We’ve been waiting for years. The suspense hasn’t stopped rising, thanks to skillfully broadcast trailers and teasers. We know the basic plot and the main protagonists, but this Wednesday is the big day. The release of the new “Star Wars” movie? No. The meeting of the American Federal Reserve Board’s Federal Open Market Committee, a historic meeting which should implement the first interest rate increase since … 2006!
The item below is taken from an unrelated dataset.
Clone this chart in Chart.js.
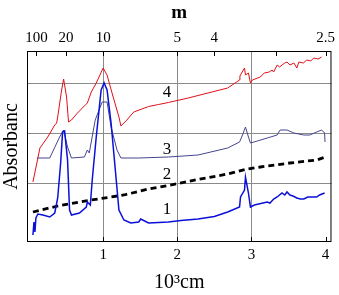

This is a major event for America, the sign that the world’s largest economy has gotten back on track, seven years after the trauma of the bankruptcy of Lehman Brothers. For the last seven years, its chairs Ben Bernanke and Janet Yellen have used all the weapons imaginable to repel the ghost of the Great Recession and the forces of deflation: a zero-rate policy that no one imagined would last for so long; exceptional measures to support Wall Street banks; and three huge incidences of quantitative easing — the “money machine,” in financiers’ jargon. The results are clear to see. American growth has resumed at a rate of 2 to 3 percent, and the country is almost at full employment. The time has come for the central bank to lay down its weapons, come back “normal” and initiate a cycle of monetary tightening. For months, its members have been weighing the pros and cons and trying to get investors used to this change of course. A decision has never been so meticulously prepared.
And yet when the time comes to act, Janet Yellen will no doubt be thinking about the risks incurred by making such a decision. The risks of halting a recovery that some believe is still too fragile, at a time when China and the emerging nations are showing signs of weakness. The risks of provoking new tremors in the markets, especially debt markets boosted by massive liquidity. The risks of starting a new currency war. Because when the Fed wakes up, the whole financial galaxy will be in turmoil.
Yellen, however, must not waver. If she doesn’t act now she will have no room to maneuver in the future if the American economy takes another tumble. She will run the risk of chasing after inflation if wage pressures increase in the next few months. She will end up muddying the waters for investors, slightly inflating financial bubbles that are seeking only to burst. Janet Yellen can no longer back away from the decision. She must raise her rates and prudently prepare the ground for new gestures next year. May the force be with her!